**Problem description:**
Without the pictures, output the lines of the material from the very first through the one that holds "const footer = 'NIST".

**Supplied information:**
* START *
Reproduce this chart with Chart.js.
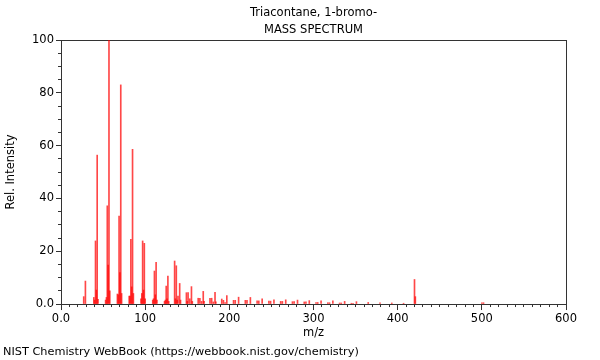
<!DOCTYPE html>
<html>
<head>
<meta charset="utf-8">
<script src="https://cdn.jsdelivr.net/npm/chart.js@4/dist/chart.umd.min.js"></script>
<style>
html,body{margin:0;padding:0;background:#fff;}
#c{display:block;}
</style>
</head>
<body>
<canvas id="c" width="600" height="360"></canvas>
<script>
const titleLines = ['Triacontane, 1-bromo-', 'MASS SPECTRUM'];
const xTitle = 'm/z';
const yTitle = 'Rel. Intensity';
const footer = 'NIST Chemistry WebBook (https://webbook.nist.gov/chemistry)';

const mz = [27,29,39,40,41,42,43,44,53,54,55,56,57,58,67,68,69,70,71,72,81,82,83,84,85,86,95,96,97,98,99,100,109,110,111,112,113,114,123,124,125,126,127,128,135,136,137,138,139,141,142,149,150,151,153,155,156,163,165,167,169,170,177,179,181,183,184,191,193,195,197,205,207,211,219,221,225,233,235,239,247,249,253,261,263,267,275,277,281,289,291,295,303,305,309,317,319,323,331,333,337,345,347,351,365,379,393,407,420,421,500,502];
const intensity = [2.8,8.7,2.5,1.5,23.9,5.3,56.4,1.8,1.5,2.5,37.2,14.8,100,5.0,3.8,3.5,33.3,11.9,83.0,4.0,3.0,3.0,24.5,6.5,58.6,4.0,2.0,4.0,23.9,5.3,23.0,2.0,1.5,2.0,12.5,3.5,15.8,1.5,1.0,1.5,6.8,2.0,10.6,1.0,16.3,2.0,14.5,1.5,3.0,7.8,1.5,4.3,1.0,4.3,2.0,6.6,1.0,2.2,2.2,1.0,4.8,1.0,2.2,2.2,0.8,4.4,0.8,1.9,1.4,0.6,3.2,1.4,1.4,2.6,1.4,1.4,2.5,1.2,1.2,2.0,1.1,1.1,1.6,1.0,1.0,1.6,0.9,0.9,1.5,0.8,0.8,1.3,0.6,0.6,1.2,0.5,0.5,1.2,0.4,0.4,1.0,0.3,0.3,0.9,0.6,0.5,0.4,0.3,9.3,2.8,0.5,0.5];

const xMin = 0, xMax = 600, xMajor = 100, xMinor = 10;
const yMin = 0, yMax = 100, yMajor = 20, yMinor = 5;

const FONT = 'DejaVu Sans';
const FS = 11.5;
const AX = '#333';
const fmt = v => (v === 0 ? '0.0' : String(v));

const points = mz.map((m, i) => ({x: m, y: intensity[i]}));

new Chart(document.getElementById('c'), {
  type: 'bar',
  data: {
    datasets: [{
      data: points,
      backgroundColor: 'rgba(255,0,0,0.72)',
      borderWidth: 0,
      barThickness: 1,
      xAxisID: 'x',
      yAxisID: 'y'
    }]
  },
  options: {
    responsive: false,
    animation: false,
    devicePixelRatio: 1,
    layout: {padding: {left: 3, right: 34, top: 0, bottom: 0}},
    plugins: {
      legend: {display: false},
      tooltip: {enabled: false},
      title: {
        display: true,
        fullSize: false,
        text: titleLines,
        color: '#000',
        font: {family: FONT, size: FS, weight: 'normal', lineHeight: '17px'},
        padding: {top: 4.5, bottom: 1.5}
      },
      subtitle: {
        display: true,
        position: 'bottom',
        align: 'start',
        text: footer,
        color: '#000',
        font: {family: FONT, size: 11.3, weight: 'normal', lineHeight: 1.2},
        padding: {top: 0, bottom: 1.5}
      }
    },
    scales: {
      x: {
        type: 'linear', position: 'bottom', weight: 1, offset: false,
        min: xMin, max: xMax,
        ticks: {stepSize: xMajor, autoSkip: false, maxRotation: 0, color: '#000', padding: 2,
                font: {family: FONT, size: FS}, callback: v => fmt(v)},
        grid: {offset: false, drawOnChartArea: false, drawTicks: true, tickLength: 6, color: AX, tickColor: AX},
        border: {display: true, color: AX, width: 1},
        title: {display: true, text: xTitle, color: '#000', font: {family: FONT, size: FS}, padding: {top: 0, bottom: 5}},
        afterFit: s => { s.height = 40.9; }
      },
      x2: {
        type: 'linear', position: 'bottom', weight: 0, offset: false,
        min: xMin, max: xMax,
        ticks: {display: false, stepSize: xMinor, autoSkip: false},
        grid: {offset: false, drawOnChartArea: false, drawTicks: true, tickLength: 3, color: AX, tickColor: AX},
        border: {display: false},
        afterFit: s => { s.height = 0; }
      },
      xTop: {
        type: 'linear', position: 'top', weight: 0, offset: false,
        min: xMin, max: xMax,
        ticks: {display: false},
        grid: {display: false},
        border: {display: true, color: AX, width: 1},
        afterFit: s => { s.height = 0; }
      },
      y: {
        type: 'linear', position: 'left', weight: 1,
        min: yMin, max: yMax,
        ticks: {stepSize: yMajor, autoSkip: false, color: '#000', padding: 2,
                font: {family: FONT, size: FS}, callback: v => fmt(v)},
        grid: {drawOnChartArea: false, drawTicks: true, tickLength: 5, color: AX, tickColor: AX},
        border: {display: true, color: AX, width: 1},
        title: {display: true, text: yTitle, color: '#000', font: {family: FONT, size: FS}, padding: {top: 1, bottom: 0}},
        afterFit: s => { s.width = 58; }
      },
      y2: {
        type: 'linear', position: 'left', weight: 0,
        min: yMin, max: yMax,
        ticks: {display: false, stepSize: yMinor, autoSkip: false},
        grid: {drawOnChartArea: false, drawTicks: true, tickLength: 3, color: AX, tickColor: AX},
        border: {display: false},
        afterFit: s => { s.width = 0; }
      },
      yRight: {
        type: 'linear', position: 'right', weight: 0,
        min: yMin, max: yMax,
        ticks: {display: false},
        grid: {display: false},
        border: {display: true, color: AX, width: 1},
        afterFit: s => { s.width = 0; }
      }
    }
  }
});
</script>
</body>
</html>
* END *
**Finished exercise:**
Reproduce this chart with Chart.js.
<!DOCTYPE html>
<html>
<head>
<meta charset="utf-8">
<script src="https://cdn.jsdelivr.net/npm/chart.js@4/dist/chart.umd.min.js"></script>
<style>
html,body{margin:0;padding:0;background:#fff;}
#c{display:block;}
</style>
</head>
<body>
<canvas id="c" width="600" height="360"></canvas>
<script>
const titleLines = ['Triacontane, 1-bromo-', 'MASS SPECTRUM'];
const xTitle = 'm/z';
const yTitle = 'Rel. Intensity';
const footer = 'NIST Chemistry WebBook (https://webbook.nist.gov/chemistry)';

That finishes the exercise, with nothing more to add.